- [Task requirements]:
With the pictures left out, copy the listing below exactly.

- [Provided material]:

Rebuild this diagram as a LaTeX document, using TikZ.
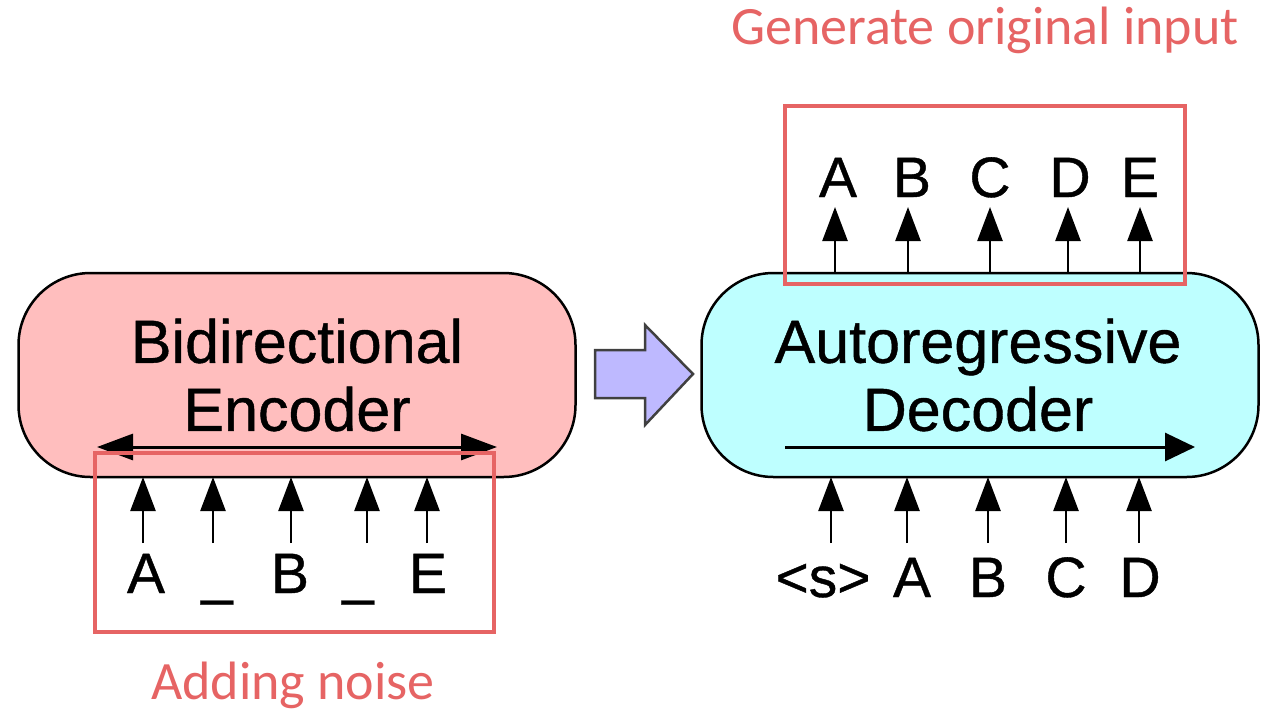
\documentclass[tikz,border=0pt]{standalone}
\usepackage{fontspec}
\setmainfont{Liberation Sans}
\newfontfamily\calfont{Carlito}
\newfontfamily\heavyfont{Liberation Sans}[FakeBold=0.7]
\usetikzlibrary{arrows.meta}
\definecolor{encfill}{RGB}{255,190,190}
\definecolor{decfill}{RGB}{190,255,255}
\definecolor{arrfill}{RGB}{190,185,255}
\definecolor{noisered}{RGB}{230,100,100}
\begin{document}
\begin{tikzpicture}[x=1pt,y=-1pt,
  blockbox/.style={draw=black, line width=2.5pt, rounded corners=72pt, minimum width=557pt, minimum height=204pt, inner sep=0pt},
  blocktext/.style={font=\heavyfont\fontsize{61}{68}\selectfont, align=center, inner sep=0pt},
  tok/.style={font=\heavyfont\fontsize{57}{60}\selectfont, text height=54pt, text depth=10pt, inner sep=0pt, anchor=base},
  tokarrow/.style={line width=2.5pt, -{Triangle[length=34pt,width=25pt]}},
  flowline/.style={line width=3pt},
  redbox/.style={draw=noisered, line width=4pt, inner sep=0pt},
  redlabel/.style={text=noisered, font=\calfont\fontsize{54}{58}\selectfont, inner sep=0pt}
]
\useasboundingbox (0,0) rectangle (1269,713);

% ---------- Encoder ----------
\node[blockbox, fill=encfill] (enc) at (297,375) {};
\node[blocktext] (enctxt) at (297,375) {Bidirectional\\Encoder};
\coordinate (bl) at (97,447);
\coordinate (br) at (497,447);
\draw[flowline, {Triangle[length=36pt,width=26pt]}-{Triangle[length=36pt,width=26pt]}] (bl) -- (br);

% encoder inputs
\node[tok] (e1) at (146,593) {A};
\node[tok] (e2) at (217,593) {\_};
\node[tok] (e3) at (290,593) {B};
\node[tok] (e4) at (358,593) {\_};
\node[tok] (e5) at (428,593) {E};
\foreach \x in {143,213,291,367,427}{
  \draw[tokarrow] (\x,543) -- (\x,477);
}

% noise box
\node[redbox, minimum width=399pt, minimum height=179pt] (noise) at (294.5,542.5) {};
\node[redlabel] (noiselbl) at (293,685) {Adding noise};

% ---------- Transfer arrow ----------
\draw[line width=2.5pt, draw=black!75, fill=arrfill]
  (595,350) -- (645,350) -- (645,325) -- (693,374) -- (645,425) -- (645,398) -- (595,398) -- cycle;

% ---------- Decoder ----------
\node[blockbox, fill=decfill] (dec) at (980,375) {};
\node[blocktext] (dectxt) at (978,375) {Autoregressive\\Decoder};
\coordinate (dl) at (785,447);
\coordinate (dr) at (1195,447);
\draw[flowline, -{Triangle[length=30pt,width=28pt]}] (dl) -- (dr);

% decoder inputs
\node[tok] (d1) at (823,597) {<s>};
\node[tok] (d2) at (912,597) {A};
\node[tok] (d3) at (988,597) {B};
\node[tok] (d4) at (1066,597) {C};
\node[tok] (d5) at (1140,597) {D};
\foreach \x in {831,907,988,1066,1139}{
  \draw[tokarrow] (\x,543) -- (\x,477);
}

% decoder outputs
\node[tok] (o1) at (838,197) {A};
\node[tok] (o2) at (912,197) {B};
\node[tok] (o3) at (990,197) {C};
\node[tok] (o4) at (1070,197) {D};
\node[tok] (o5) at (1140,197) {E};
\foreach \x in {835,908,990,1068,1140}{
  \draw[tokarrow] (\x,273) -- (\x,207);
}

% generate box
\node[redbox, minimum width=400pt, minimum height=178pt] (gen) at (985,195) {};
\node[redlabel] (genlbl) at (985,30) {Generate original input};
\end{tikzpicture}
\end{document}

- [Finished exercise]:
Rebuild this diagram as a LaTeX document, using TikZ.
\documentclass[tikz,border=0pt]{standalone}
\usepackage{fontspec}
\setmainfont{Liberation Sans}
\newfontfamily\calfont{Carlito}
\newfontfamily\heavyfont{Liberation Sans}[FakeBold=0.7]
\usetikzlibrary{arrows.meta}
\definecolor{encfill}{RGB}{255,190,190}
\definecolor{decfill}{RGB}{190,255,255}
\definecolor{arrfill}{RGB}{190,185,255}
\definecolor{noisered}{RGB}{230,100,100}
\begin{document}
\begin{tikzpicture}[x=1pt,y=-1pt,
  blockbox/.style={draw=black, line width=2.5pt, rounded corners=72pt, minimum width=557pt, minimum height=204pt, inner sep=0pt},
  blocktext/.style={font=\heavyfont\fontsize{61}{68}\selectfont, align=center, inner sep=0pt},
  tok/.style={font=\heavyfont\fontsize{57}{60}\selectfont, text height=54pt, text depth=10pt, inner sep=0pt, anchor=base},
  tokarrow/.style={line width=2.5pt, -{Triangle[length=34pt,width=25pt]}},
  flowline/.style={line width=3pt},
  redbox/.style={draw=noisered, line width=4pt, inner sep=0pt},
  redlabel/.style={text=noisered, font=\calfont\fontsize{54}{58}\selectfont, inner sep=0pt}
]
\useasboundingbox (0,0) rectangle (1269,713);

% ---------- Encoder ----------
\node[blockbox, fill=encfill] (enc) at (297,375) {};
\node[blocktext] (enctxt) at (297,375) {Bidirectional\\Encoder};
\coordinate (bl) at (97,447);
\coordinate (br) at (497,447);
\draw[flowline, {Triangle[length=36pt,width=26pt]}-{Triangle[length=36pt,width=26pt]}] (bl) -- (br);

% encoder inputs
\node[tok] (e1) at (146,593) {A};
\node[tok] (e2) at (217,593) {\_};
\node[tok] (e3) at (290,593) {B};
\node[tok] (e4) at (358,593) {\_};
\node[tok] (e5) at (428,593) {E};
\foreach \x in {143,213,291,367,427}{
  \draw[tokarrow] (\x,543) -- (\x,477);
}

% noise box
\node[redbox, minimum width=399pt, minimum height=179pt] (noise) at (294.5,542.5) {};
\node[redlabel] (noiselbl) at (293,685) {Adding noise};

% ---------- Transfer arrow ----------
\draw[line width=2.5pt, draw=black!75, fill=arrfill]
  (595,350) -- (645,350) -- (645,325) -- (693,374) -- (645,425) -- (645,398) -- (595,398) -- cycle;

% ---------- Decoder ----------
\node[blockbox, fill=decfill] (dec) at (980,375) {};
\node[blocktext] (dectxt) at (978,375) {Autoregressive\\Decoder};
\coordinate (dl) at (785,447);
\coordinate (dr) at (1195,447);
\draw[flowline, -{Triangle[length=30pt,width=28pt]}] (dl) -- (dr);

% decoder inputs
\node[tok] (d1) at (823,597) {<s>};
\node[tok] (d2) at (912,597) {A};
\node[tok] (d3) at (988,597) {B};
\node[tok] (d4) at (1066,597) {C};
\node[tok] (d5) at (1140,597) {D};
\foreach \x in {831,907,988,1066,1139}{
  \draw[tokarrow] (\x,543) -- (\x,477);
}

% decoder outputs
\node[tok] (o1) at (838,197) {A};
\node[tok] (o2) at (912,197) {B};
\node[tok] (o3) at (990,197) {C};
\node[tok] (o4) at (1070,197) {D};
\node[tok] (o5) at (1140,197) {E};
\foreach \x in {835,908,990,1068,1140}{
  \draw[tokarrow] (\x,273) -- (\x,207);
}

% generate box
\node[redbox, minimum width=400pt, minimum height=178pt] (gen) at (985,195) {};
\node[redlabel] (genlbl) at (985,30) {Generate original input};
\end{tikzpicture}
\end{document}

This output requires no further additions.